- TASK DIRECTIONS -
Filter the records below down to lines containing "that".

- EXCERPTED DATA -

## Start

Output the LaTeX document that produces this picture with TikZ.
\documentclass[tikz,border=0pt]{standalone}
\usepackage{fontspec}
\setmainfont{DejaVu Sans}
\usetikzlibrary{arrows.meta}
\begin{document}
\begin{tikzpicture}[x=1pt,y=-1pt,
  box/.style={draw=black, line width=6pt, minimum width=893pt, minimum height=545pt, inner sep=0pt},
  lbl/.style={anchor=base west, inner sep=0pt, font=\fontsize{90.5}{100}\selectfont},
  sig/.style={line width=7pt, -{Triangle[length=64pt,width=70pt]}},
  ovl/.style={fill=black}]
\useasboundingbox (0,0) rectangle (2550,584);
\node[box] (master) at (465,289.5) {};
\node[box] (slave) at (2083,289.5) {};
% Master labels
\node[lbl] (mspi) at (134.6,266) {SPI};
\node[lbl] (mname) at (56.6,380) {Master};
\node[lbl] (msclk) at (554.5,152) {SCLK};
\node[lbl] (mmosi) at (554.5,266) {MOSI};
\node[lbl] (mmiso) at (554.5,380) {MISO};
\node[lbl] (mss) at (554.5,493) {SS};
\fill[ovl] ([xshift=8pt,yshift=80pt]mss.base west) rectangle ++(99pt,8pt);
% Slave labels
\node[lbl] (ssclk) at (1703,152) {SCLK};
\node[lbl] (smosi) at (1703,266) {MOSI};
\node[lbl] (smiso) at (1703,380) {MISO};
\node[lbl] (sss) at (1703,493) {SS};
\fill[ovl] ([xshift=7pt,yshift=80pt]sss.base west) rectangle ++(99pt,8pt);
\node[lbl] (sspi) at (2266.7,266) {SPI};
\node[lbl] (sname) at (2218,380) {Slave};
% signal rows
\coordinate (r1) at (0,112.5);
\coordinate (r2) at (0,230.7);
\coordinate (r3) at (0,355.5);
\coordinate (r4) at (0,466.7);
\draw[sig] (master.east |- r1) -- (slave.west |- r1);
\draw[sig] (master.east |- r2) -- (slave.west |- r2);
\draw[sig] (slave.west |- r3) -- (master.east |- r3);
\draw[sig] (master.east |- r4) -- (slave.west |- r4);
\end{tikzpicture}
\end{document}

## End
## Start

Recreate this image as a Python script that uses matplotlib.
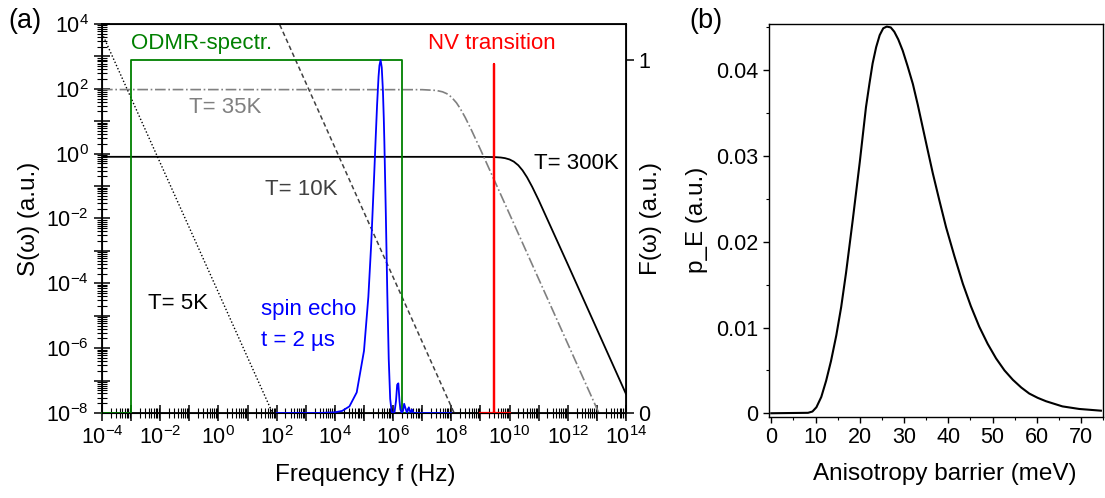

## End

- THE RESULT -
Output the LaTeX document that produces this picture with TikZ.
Recreate this image as a Python script that uses matplotlib.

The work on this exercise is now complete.